A case in point is Grimm’s tour de force, a sustained entry on Bruegel’s London Adoration (1564). Bruegel invented his own grotteschi for the lead king’s brocading, which contains vegetal and marine motifs, and figures derived from Rome’s famous river god sculptures. Moreover, the attitudes of the Madonna and Child are clear quotations of Michelangelo’s Bruges Madonna. Thus, Grimm has provided us with an excellent model for where and how to find our way to Bruegel’s visual antique sources. As for interpretation, what the presence of a specifically Bruegelian visualization of antiquity might have meant for Bruegel or his audience, we must devise our own thoughts; Grimm gives brief iconographic analyses, but content is not his mission. It really is too bad that most of Grimm’s images are the size of postage stamps. Despite the inclusion of details, their tiny size makes following his meticulous observations difficult.
Sullivan takes a diachronic approach to Bruegel revealing his developing humanism. She brackets what she sees as an exceptionally creative four-year period for him from 1559 to 1563. This period’s major Bruegels include: Netherlandish Proverbs, Carnival and Lent, Dulle Griet, and the Triumph of Death, art which Sullivan deems “unique,” even “strange.” She points out that his work after this phase, when he moved to the more conservative Brussels, is more traditional, for example, The Carrying of the Cross and The Fall of Icarus. Her end date is problematic, however, because the former painting was for an Antwerp patron and there is no consensus on the date of the latter. Nonetheless, Sullivan’s insight is fruitful if only because it prompts a different question of Bruegel than scholars have traditionally asked: how should we relate evolving definitions of humanism with Bruegel’s artistry, and with his identity?

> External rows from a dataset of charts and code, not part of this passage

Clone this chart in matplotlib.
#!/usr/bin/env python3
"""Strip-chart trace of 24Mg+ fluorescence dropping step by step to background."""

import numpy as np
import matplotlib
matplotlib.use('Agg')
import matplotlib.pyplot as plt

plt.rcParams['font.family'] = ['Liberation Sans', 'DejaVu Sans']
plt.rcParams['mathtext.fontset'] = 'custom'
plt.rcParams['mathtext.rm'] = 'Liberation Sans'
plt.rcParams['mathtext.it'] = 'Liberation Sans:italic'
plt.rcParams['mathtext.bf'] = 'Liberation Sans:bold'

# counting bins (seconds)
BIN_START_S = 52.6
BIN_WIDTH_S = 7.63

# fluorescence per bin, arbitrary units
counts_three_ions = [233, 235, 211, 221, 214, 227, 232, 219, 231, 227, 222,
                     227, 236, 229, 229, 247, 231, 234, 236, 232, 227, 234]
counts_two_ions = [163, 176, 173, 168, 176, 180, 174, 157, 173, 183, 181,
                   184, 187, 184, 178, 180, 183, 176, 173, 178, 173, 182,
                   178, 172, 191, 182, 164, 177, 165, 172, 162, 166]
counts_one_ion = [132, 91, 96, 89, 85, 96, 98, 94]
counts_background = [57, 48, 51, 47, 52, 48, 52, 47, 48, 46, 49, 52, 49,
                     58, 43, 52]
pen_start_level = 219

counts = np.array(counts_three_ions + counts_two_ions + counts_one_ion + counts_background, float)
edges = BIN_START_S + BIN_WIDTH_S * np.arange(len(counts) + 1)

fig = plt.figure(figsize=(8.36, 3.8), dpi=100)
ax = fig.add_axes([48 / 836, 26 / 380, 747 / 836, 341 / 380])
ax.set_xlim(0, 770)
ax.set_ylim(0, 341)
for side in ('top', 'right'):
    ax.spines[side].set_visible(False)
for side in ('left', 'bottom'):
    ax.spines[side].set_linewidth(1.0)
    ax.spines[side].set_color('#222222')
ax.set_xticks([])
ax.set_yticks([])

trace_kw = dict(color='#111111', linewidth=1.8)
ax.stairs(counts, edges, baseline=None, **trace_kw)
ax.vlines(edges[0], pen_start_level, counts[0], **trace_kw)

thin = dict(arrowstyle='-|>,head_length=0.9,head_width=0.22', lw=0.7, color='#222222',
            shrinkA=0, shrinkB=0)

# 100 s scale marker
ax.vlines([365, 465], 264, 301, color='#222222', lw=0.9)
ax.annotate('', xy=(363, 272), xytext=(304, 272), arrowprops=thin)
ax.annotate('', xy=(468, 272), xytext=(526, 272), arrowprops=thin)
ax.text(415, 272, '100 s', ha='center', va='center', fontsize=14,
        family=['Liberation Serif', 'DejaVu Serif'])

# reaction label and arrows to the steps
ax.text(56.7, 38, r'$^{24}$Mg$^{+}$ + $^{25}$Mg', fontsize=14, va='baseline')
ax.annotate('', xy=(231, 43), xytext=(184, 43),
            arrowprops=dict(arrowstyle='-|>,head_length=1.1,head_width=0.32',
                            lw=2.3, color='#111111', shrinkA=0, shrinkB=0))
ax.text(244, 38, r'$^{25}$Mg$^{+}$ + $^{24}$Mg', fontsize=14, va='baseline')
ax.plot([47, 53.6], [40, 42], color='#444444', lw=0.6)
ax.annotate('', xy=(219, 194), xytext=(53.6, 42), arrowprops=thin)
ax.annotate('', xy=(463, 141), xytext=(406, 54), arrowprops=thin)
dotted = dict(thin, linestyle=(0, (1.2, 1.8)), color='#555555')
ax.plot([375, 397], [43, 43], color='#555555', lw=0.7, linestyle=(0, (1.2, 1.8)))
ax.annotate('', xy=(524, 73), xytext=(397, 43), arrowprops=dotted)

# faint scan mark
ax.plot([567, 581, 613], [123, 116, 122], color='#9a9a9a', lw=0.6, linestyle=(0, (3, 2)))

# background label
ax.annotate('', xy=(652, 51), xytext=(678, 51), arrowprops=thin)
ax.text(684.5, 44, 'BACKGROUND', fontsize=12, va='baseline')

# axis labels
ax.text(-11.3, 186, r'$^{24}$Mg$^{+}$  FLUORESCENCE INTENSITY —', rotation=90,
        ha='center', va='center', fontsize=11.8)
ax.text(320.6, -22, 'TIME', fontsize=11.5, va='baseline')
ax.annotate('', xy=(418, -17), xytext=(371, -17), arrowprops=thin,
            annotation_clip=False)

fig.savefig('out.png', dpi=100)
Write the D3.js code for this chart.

We risk missing Bruegel’s role in devising his art’s antiquarian refractions, Sullivan argues, if we think of humanists reductively, as holders of degrees. This point of view plays out over five chapters that present evidence for Bruegel’s agency in making his art for Erasmian collectors, “adventuresome patrons” (101) with a “Christian Stoic perspective” (56). The book’s argument culminates with Chapter Five’s elaboration of a “turning point” for Bruegel that witnesses an end to the period Sullivan has identified. Her point of departure is the familiar comparison of Bruegel’s Boschian reading of the Fall of the Rebel Angels with Frans Floris’s Italianate treatment of the subject. The contrast gives clarity to Sullivan’s argument for a Bruegelian brand of picturing an alternative humanism. Its visual modesty goes hand in hand with its satirical conceit.
Early reviews have complained that Sullivan does not live up to her title’s promise of an exploration of process. Though her study eschews elaborations of the nitty-gritty of artistic practice and notions of creativity, it offers a sustained discussion of how Bruegel utilized his unique gifts to respond to shifting contexts. While the terms by which Sullivan earmarks the period are questionable – by making traditional imagery, was he any less “creative” after this phase? – she convinces us that it is a distinct phase in the artist’s career, worthy of scrutiny as such. This book is thoughtfully conceived, richly elaborated, and will make sensitive readers more conscious of Bruegel’s trajectory, the changing nature of his approach to making pictures.
Walter Gibson’s new book situates Bruegel’s proverb imagery at the center of a broader universe of literary and visual proverb productions. Here, too, Netherlandish antiquarianism looms large, as Gibson brings Bruegel’s visualizations of pithy sayings into the main stream of Erasmian thought, steeped as it is in ancient rhetoric. The fountainhead for the Netherlandish interest in proverbs is Erasmus’s Adagiorum Chiliades, a collection of wise thoughts that the Rotterdam humanist culled from ancient literature, published in 1500, and continued to expand until his death. From the start, Gibson urges us to think of Bruegel as Erasmus’s equal in knowing proverbs. Moreover, like Sullivan, he advocates for Bruegel’s agency in bringing these fragmented, cryptic thoughts from antiquity into the pictorial present. Gibson structures his book around case studies, starting with the famous Berlin Proverbs panel (1560) and moving on to images in the Bruegel orbit, such as Jan Wierix’s engraved Twelve Proverbs. Throughout, Gibson displays a depth of pictorial and literary erudition that only comes with a lifetime of study. For example, his second chapter tracks the image at the center of Bosch’s Haywain – lovers and musicians atop a load of hay, with hangers on grasping for the wagon’s cargo as if it is gold. Gibson’s teaches us a dazzling range of proverbs, plays, and other literature referring to hay. Along the way, he clarifies the heretofore mysterious substitution of turnips for hay in later images from the Haywain and Hay Allegory family, like Remigius Hogenberg’sTurnip Wagon; here, attendant figures clutch and grab at turnips because the word in Dutch, raap, puns well with the verb rapen, which means “to scrounge.” Moreover, Gibson points out, when Hogenberg devised his print, a spate of moralizing literature used the turnip as a metaphor for empty material pursuits. Gibson’s writing is concise, his language unadorned. However, in some places, concision gives way to abbreviated passages that one wishes were more expansive, given his obvious depth of knowledge. In the end, this book confirms Mark Meadow’s analysis of the Berlin panel: Bruegel’s proverb imagery consummated a pictorial category that was vital for his antiquarian milieu.
Together these books also confirm that as definitions of early modern Netherlandish art evolve, the idea of Pieter Bruegel the Elder becomes more colossal; writing about him is difficult. We applaud all three authors for mastering the language necessary to add judicious insights to the ongoing conversation about Bruegel’s art. Yet, as we continue to think before Bruegel’s astonishing oeuvre, we know there is much more to say.